## MATERIAL PROVIDED
━━━━━━━━━━━━━━━━━━━━

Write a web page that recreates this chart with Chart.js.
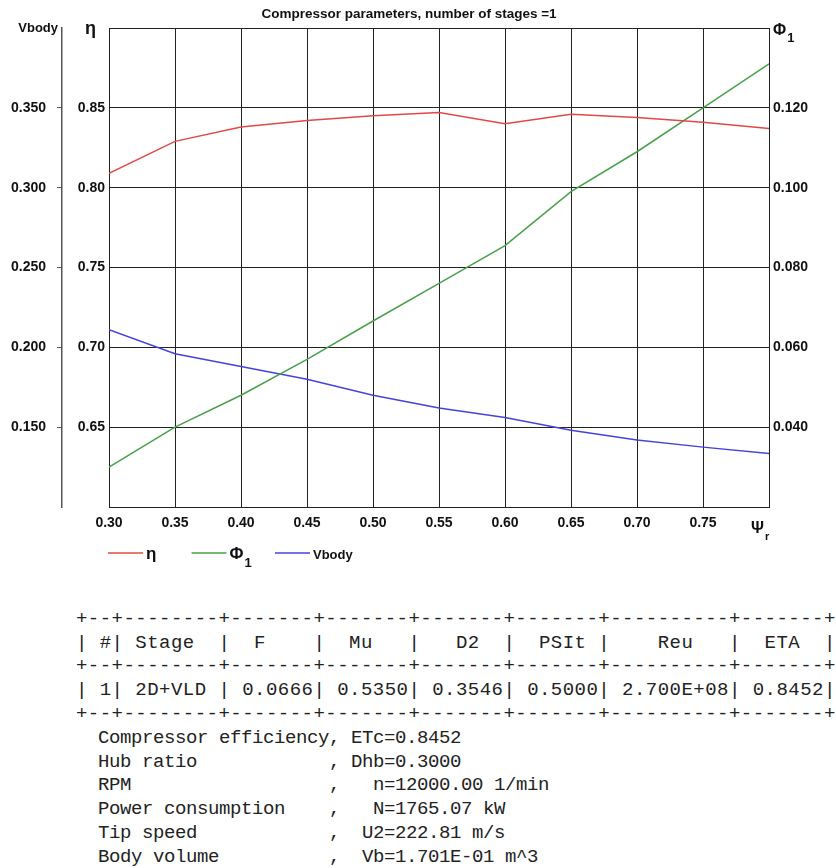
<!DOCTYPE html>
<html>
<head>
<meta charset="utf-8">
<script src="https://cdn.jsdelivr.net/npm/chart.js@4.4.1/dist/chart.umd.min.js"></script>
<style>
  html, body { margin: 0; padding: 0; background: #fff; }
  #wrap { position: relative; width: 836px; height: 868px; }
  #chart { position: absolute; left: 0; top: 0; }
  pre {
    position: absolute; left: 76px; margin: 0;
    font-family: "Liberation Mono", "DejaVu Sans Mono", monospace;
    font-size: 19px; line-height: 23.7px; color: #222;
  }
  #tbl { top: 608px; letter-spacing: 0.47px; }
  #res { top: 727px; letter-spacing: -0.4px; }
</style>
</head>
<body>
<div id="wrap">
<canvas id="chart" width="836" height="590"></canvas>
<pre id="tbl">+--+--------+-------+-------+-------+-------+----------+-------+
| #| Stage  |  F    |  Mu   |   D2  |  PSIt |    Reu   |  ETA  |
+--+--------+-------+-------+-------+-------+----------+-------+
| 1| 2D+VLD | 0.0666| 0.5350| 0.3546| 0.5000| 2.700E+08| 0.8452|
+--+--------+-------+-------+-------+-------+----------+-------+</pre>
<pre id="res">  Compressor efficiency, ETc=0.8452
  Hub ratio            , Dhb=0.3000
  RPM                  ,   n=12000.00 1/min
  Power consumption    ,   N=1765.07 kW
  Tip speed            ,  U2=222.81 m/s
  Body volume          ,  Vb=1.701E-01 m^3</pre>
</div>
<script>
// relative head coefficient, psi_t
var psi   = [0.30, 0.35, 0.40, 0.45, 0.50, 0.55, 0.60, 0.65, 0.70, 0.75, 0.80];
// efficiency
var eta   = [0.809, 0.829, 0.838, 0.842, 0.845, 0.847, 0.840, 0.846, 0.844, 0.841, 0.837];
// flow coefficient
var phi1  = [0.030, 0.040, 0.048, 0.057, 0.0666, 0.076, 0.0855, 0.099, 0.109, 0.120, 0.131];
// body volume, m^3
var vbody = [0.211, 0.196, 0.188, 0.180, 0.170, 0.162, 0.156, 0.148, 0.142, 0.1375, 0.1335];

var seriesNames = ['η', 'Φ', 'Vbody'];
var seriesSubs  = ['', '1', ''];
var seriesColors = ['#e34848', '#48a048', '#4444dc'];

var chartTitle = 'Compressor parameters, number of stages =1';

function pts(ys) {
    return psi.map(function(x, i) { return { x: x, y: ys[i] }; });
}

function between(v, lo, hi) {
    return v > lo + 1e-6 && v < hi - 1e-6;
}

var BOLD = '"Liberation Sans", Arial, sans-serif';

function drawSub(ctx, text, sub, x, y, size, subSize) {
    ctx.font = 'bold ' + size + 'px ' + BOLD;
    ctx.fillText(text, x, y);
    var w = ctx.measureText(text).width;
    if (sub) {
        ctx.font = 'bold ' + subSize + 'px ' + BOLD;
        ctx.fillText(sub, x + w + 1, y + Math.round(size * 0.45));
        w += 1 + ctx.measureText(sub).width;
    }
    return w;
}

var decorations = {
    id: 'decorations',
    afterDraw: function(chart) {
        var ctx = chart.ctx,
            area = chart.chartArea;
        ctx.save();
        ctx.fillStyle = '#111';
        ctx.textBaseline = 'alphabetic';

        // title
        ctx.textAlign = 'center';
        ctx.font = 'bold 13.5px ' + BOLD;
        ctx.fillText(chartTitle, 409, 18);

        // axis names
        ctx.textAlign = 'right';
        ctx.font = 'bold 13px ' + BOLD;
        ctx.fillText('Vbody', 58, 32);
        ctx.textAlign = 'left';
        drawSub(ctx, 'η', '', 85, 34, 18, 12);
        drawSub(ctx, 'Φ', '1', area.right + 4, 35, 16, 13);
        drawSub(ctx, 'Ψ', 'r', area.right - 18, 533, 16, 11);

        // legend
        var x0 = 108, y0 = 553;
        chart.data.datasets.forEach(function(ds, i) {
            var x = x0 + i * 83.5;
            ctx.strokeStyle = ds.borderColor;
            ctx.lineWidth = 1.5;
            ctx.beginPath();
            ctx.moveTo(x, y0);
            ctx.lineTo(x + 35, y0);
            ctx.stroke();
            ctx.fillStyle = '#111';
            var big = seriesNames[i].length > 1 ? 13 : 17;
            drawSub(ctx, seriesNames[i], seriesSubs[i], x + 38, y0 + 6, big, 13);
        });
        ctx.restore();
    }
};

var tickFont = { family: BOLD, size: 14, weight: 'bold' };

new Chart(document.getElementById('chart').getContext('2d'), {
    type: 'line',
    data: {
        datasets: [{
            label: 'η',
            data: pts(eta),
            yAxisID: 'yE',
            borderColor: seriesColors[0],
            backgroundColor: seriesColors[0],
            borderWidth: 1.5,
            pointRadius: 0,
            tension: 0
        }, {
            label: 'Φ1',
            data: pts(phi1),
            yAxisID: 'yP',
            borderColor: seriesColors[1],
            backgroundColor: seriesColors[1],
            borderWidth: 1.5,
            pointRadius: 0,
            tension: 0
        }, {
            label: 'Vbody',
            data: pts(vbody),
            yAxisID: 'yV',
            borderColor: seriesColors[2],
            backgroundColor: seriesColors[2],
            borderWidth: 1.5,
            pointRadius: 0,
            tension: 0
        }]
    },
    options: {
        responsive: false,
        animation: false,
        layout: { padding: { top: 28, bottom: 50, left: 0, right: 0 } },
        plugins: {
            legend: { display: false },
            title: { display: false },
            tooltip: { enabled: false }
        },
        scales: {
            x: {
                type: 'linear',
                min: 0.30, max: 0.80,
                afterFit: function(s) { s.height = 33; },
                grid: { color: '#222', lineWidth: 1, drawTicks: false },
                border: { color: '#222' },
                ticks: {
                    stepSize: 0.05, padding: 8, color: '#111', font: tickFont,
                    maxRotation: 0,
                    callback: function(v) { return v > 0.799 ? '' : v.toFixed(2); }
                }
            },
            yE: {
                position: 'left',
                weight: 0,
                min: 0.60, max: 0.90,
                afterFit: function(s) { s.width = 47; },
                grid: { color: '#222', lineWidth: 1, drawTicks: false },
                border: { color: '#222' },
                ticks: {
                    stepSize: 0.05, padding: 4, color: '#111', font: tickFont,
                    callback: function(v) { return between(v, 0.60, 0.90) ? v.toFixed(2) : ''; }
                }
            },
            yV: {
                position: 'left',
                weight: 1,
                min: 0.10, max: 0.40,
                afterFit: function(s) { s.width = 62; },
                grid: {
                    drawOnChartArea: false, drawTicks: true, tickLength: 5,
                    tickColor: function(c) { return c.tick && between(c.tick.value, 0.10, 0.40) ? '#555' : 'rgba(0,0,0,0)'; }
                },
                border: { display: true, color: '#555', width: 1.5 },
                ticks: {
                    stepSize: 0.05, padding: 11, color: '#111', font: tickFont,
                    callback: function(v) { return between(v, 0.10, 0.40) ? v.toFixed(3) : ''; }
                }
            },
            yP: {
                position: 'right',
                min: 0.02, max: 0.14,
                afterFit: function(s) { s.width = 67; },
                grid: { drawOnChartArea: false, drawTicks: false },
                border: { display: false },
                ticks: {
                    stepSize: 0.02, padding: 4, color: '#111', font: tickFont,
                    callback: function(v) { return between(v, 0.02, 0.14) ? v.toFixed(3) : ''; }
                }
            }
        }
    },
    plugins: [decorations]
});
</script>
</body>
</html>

━━━━━━━━━━━━━━━━━━━━

## AIM
Retype the whole listing, keeping every line identical and omitting all pictures.

## RESULT BELOW
Write a web page that recreates this chart with Chart.js.
<!DOCTYPE html>
<html>
<head>
<meta charset="utf-8">
<script src="https://cdn.jsdelivr.net/npm/chart.js@4.4.1/dist/chart.umd.min.js"></script>
<style>
  html, body { margin: 0; padding: 0; background: #fff; }
  #wrap { position: relative; width: 836px; height: 868px; }
  #chart { position: absolute; left: 0; top: 0; }
  pre {
    position: absolute; left: 76px; margin: 0;
    font-family: "Liberation Mono", "DejaVu Sans Mono", monospace;
    font-size: 19px; line-height: 23.7px; color: #222;
  }
  #tbl { top: 608px; letter-spacing: 0.47px; }
  #res { top: 727px; letter-spacing: -0.4px; }
</style>
</head>
<body>
<div id="wrap">
<canvas id="chart" width="836" height="590"></canvas>
<pre id="tbl">+--+--------+-------+-------+-------+-------+----------+-------+
| #| Stage  |  F    |  Mu   |   D2  |  PSIt |    Reu   |  ETA  |
+--+--------+-------+-------+-------+-------+----------+-------+
| 1| 2D+VLD | 0.0666| 0.5350| 0.3546| 0.5000| 2.700E+08| 0.8452|
+--+--------+-------+-------+-------+-------+----------+-------+</pre>
<pre id="res">  Compressor efficiency, ETc=0.8452
  Hub ratio            , Dhb=0.3000
  RPM                  ,   n=12000.00 1/min
  Power consumption    ,   N=1765.07 kW
  Tip speed            ,  U2=222.81 m/s
  Body volume          ,  Vb=1.701E-01 m^3</pre>
</div>
<script>
// relative head coefficient, psi_t
var psi   = [0.30, 0.35, 0.40, 0.45, 0.50, 0.55, 0.60, 0.65, 0.70, 0.75, 0.80];
// efficiency
var eta   = [0.809, 0.829, 0.838, 0.842, 0.845, 0.847, 0.840, 0.846, 0.844, 0.841, 0.837];
// flow coefficient
var phi1  = [0.030, 0.040, 0.048, 0.057, 0.0666, 0.076, 0.0855, 0.099, 0.109, 0.120, 0.131];
// body volume, m^3
var vbody = [0.211, 0.196, 0.188, 0.180, 0.170, 0.162, 0.156, 0.148, 0.142, 0.1375, 0.1335];

var seriesNames = ['η', 'Φ', 'Vbody'];
var seriesSubs  = ['', '1', ''];
var seriesColors = ['#e34848', '#48a048', '#4444dc'];

var chartTitle = 'Compressor parameters, number of stages =1';

function pts(ys) {
    return psi.map(function(x, i) { return { x: x, y: ys[i] }; });
}

function between(v, lo, hi) {
    return v > lo + 1e-6 && v < hi - 1e-6;
}

var BOLD = '"Liberation Sans", Arial, sans-serif';

function drawSub(ctx, text, sub, x, y, size, subSize) {
    ctx.font = 'bold ' + size + 'px ' + BOLD;
    ctx.fillText(text, x, y);
    var w = ctx.measureText(text).width;
    if (sub) {
        ctx.font = 'bold ' + subSize + 'px ' + BOLD;
        ctx.fillText(sub, x + w + 1, y + Math.round(size * 0.45));
        w += 1 + ctx.measureText(sub).width;
    }
    return w;
}

var decorations = {
    id: 'decorations',
    afterDraw: function(chart) {
        var ctx = chart.ctx,
            area = chart.chartArea;
        ctx.save();
        ctx.fillStyle = '#111';
        ctx.textBaseline = 'alphabetic';

        // title
        ctx.textAlign = 'center';
        ctx.font = 'bold 13.5px ' + BOLD;
        ctx.fillText(chartTitle, 409, 18);

        // axis names
        ctx.textAlign = 'right';
        ctx.font = 'bold 13px ' + BOLD;
        ctx.fillText('Vbody', 58, 32);
        ctx.textAlign = 'left';
        drawSub(ctx, 'η', '', 85, 34, 18, 12);
        drawSub(ctx, 'Φ', '1', area.right + 4, 35, 16, 13);
        drawSub(ctx, 'Ψ', 'r', area.right - 18, 533, 16, 11);

        // legend
        var x0 = 108, y0 = 553;
        chart.data.datasets.forEach(function(ds, i) {
            var x = x0 + i * 83.5;
            ctx.strokeStyle = ds.borderColor;
            ctx.lineWidth = 1.5;
            ctx.beginPath();
            ctx.moveTo(x, y0);
            ctx.lineTo(x + 35, y0);
            ctx.stroke();
            ctx.fillStyle = '#111';
            var big = seriesNames[i].length > 1 ? 13 : 17;
            drawSub(ctx, seriesNames[i], seriesSubs[i], x + 38, y0 + 6, big, 13);
        });
        ctx.restore();
    }
};

var tickFont = { family: BOLD, size: 14, weight: 'bold' };

new Chart(document.getElementById('chart').getContext('2d'), {
    type: 'line',
    data: {
        datasets: [{
            label: 'η',
            data: pts(eta),
            yAxisID: 'yE',
            borderColor: seriesColors[0],
            backgroundColor: seriesColors[0],
            borderWidth: 1.5,
            pointRadius: 0,
            tension: 0
        }, {
            label: 'Φ1',
            data: pts(phi1),
            yAxisID: 'yP',
            borderColor: seriesColors[1],
            backgroundColor: seriesColors[1],
            borderWidth: 1.5,
            pointRadius: 0,
            tension: 0
        }, {
            label: 'Vbody',
            data: pts(vbody),
            yAxisID: 'yV',
            borderColor: seriesColors[2],
            backgroundColor: seriesColors[2],
            borderWidth: 1.5,
            pointRadius: 0,
            tension: 0
        }]
    },
    options: {
        responsive: false,
        animation: false,
        layout: { padding: { top: 28, bottom: 50, left: 0, right: 0 } },
        plugins: {
            legend: { display: false },
            title: { display: false },
            tooltip: { enabled: false }
        },
        scales: {
            x: {
                type: 'linear',
                min: 0.30, max: 0.80,
                afterFit: function(s) { s.height = 33; },
                grid: { color: '#222', lineWidth: 1, drawTicks: false },
                border: { color: '#222' },
                ticks: {
                    stepSize: 0.05, padding: 8, color: '#111', font: tickFont,
                    maxRotation: 0,
                    callback: function(v) { return v > 0.799 ? '' : v.toFixed(2); }
                }
            },
            yE: {
                position: 'left',
                weight: 0,
                min: 0.60, max: 0.90,
                afterFit: function(s) { s.width = 47; },
                grid: { color: '#222', lineWidth: 1, drawTicks: false },
                border: { color: '#222' },
                ticks: {
                    stepSize: 0.05, padding: 4, color: '#111', font: tickFont,
                    callback: function(v) { return between(v, 0.60, 0.90) ? v.toFixed(2) : ''; }
                }
            },
            yV: {
                position: 'left',
                weight: 1,
                min: 0.10, max: 0.40,
                afterFit: function(s) { s.width = 62; },
                grid: {
                    drawOnChartArea: false, drawTicks: true, tickLength: 5,
                    tickColor: function(c) { return c.tick && between(c.tick.value, 0.10, 0.40) ? '#555' : 'rgba(0,0,0,0)'; }
                },
                border: { display: true, color: '#555', width: 1.5 },
                ticks: {
                    stepSize: 0.05, padding: 11, color: '#111', font: tickFont,
                    callback: function(v) { return between(v, 0.10, 0.40) ? v.toFixed(3) : ''; }
                }
            },
            yP: {
                position: 'right',
                min: 0.02, max: 0.14,
                afterFit: function(s) { s.width = 67; },
                grid: { drawOnChartArea: false, drawTicks: false },
                border: { display: false },
                ticks: {
                    stepSize: 0.02, padding: 4, color: '#111', font: tickFont,
                    callback: function(v) { return between(v, 0.02, 0.14) ? v.toFixed(3) : ''; }
                }
            }
        }
    },
    plugins: [decorations]
});
</script>
</body>
</html>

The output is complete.